Theric reviews the novels Prayers in Bath and Witchy Kingdom

Prayers in Bath by Luisa Perkins

This lovely little book is by a friend (see an interview I did with her or one she did with Wm about this book) and it is indeed both lovely and little. Something that could have included an extra two hundred pages of intrigue clocks in at 109 pages (including four pages of art and several gaps filled with art-relevant design). It’s quiet and modest, and punches a great emotional wallop for all that.

I was caught offguard by how emotional I found the book at points, notably the final page. (Which I did not think would be the final page, but I was gratified and satisfied to discover it was.)

There are probably one or two awkward sentences per chapter, but I can’t really nail down a pattern. They’re more common when there are spiritual moments, but most of the spirituality is handled with aplomb. They’re more common when there is conflict, but maybe that’s for the best? I just mention these sentences because they are really the book’s only flaw.
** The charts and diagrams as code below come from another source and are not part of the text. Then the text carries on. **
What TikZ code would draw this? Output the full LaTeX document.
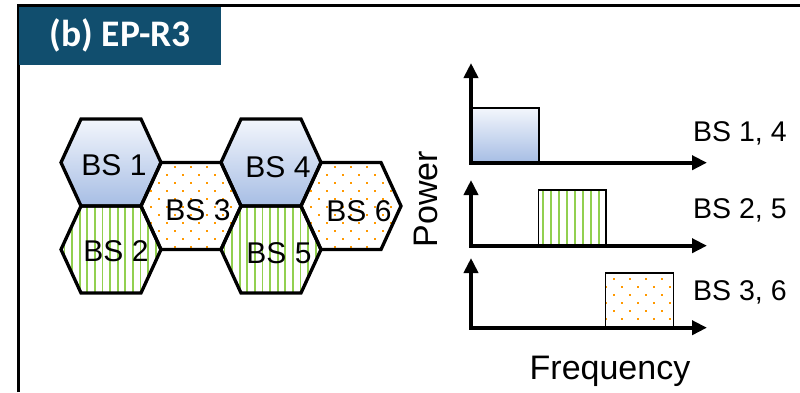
\documentclass[tikz,border=0pt]{standalone}
\usepackage{fontspec}
\setmainfont{Liberation Sans}
\newfontfamily\titlefont{Carlito}
\usetikzlibrary{arrows.meta}
\definecolor{titleblue}{RGB}{17,78,110}
\definecolor{hexbluetop}{RGB}{243,246,252}
\definecolor{hexbluebot}{RGB}{166,189,228}
\definecolor{stripegreen}{RGB}{146,208,80}
\definecolor{dotorange}{RGB}{255,153,0}
\newcommand\hexoutline{(-50,0) -- (-30,-43.5) -- (30,-43.5) -- (50,0) -- (30,43.5) -- (-30,43.5) -- cycle}
\newcommand\fillblue{\fill[top color=hexbluetop,bottom color=hexbluebot] (-55,-44) rectangle (55,44);}
\newcommand\fillgreen{\fill[white] (-55,-45) rectangle (55,45);
  \foreach \k in {-7,...,7}{\fill[stripegreen] ({\k*7.6-1.9},-45) rectangle ++(1.8,90);}}
\newcommand\fillorange{\fill[white] (-55,-45) rectangle (55,45);
  \foreach \j in {0,...,12}{\foreach \i in {-4,...,4}{
    \fill[dotorange] ({16*\i+8*mod(\j+1,2)-1},{-46.7+8*\j-1}) rectangle ++(2,2);}}}
\newcommand\hexcell[3]{%
  \begin{scope}[shift={(#1,#2)}]
    \begin{scope}
      \clip \hexoutline;
      \csname fill#3\endcsname
    \end{scope}
  \end{scope}}
\newcommand\hexborder[2]{%
  \begin{scope}[shift={(#1,#2)}]
    \draw[hexline] \hexoutline;
  \end{scope}}
\begin{document}
\begin{tikzpicture}[x=1pt,y=-1pt,
  hexline/.style={line width=3.3,line join=miter},
  hexlabel/.style={anchor=base,inner sep=0,font=\fontsize{30}{36}\selectfont},
  bslabel/.style={anchor=base west,inner sep=0,font=\fontsize{28.5}{34}\selectfont},
  axislabel/.style={anchor=base,inner sep=0,font=\fontsize{34}{40}\selectfont},
  axis/.style={line width=4,line join=miter,{Triangle[length=15pt,width=14pt]}-{Triangle[length=15pt,width=14pt]}},
  bandbox/.style={line width=1.5}]
\useasboundingbox (0,0) rectangle (800,392);
\fill[white] (0,0) rectangle (800,392);
% frame
\draw[line width=3] (18.7,392) -- (18.7,5.5) -- (800,5.5);
\fill[titleblue] (19,7) rectangle (221,65);
\node[anchor=base,inner sep=0,text=white,font=\titlefont\bfseries\fontsize{37.5}{44}\selectfont] (title) at (120.4,46) {(b) EP-R3};
% hexagons
\hexcell{111}{162.5}{blue}
\hexcell{111}{249.5}{green}
\hexcell{191}{206}{orange}
\hexcell{271}{162.5}{blue}
\hexcell{271}{249.5}{green}
\hexcell{351}{206}{orange}
\hexborder{111}{162.5}
\hexborder{111}{249.5}
\hexborder{191}{206}
\hexborder{271}{162.5}
\hexborder{271}{249.5}
\hexborder{351}{206}
\node[hexlabel] (bs1) at (114,175) {BS 1};
\node[hexlabel] (bs2) at (116,261.7) {BS 2};
\node[hexlabel] (bs3) at (198,220.7) {BS 3};
\node[hexlabel] (bs4) at (278,177.5) {BS 4};
\node[hexlabel] (bs5) at (279,263) {BS 5};
\node[hexlabel] (bs6) at (359,221.7) {BS 6};
% band boxes
\fill[top color=hexbluetop,bottom color=hexbluebot] (472.7,108) rectangle (539,162.7);
\draw[bandbox] (472.7,162.7) -- (472.7,108) -- (539,108) -- (539,162.7);
\begin{scope}
  \clip (538.3,190) rectangle (606,245.7);
  \fill[white] (538.3,190) rectangle (606,245.7);
  \foreach \k in {0,...,7}{\fill[stripegreen] ({542.4+\k*7.95},188) rectangle ++(1.8,60);}
\end{scope}
\draw[bandbox] (538.3,245.7) -- (538.3,190) -- (606,190) -- (606,245.7);
\begin{scope}
  \clip (605.7,273) rectangle (673.3,327.7);
  \fill[white] (605.7,273) rectangle (673.3,327.7);
  \foreach \j in {0,...,7}{\foreach \i in {-1,...,4}{
    \fill[dotorange] ({614.3+16*\i+8*mod(\j,2)-1},{279+8*\j-1}) rectangle ++(2,2);}}
\end{scope}
\draw[bandbox] (605.7,327.7) -- (605.7,273) -- (673.3,273) -- (673.3,327.7);
% axes
\coordinate (y1) at (471,63);   \coordinate (o1) at (471,162.7); \coordinate (x1) at (707,162.7);
\coordinate (y2) at (471,180);  \coordinate (o2) at (471,245.7); \coordinate (x2) at (707,245.7);
\coordinate (y3) at (471,258);  \coordinate (o3) at (471,327.7); \coordinate (x3) at (707,327.7);
\draw[axis] (y1) -- (o1) -- (x1);
\draw[axis] (y2) -- (o2) -- (x2);
\draw[axis] (y3) -- (o3) -- (x3);
\node[bslabel] (l14) at (693,141.7) {BS 1, 4};
\node[bslabel] (l25) at (693,218) {BS 2, 5};
\node[bslabel] (l36) at (693,300) {BS 3, 6};
\node[axislabel] (freq) at (610,379.5) {Frequency};
\node[axislabel,rotate=90] (power) at (437,199) {Power};
\end{tikzpicture}
\end{document}
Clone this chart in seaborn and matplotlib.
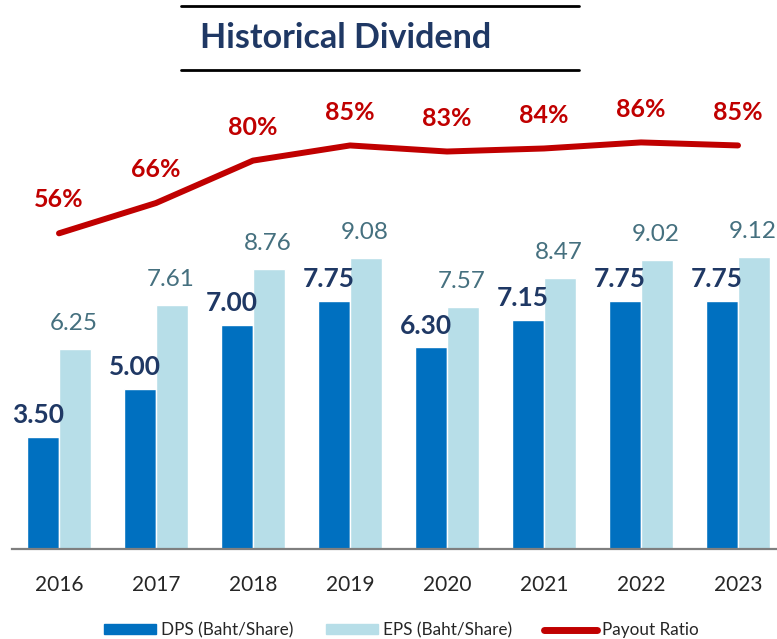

I’ve read three of Luisa’s novels (two of the three published novels and one unpublished) and this is my favorite. I think (based on old memories of the other two books) that it’s the most consistent throughout, and the most…honest? I’m not sure what I mean by that, but I do mean it. Perhaps not coincidentally, it’s the only one that is openly Mormon rather than Mormon through allusion and subterfuge. The novel deals directly with lived spiritual experience and does it in a calmly realist manner. It’s a great success.

Witchy Kingdom by D.J. Butler

I took longer to read this book than the first two books in this fantasy series combined—in large part because I was a bit burned out, reading the same genre so long, and took breaks to read other books, some of those breaks quite long.

Which is no comment on the book’s excellence. It is excellent. Just, all combined, this trilogy comes near two thousand pages. And it ends nicely setting things up for more books. Which I happen to know he’s writing.

I know many people love this. I’m afraid I’m much more into beginnings and endings rather than endless middles.

Which is a lot of complaining about a book I genuinely loved and absolutely admired. It’s excellent adventure, excellent fantasy, excellent americana, excellent mormonism, and excellent religion. It does everything well.

I think I most admire its incorporation of initiation ritual—temple ritual as we Saints think of it—into this new world. It’s striking and provocative. I was impressed by the coronation scene, but it just kept getting better.

I really can’t recommend these books enough.

And if, for you, two thousand pages is just a nice chops licking, you’ll fit into them even better than I have.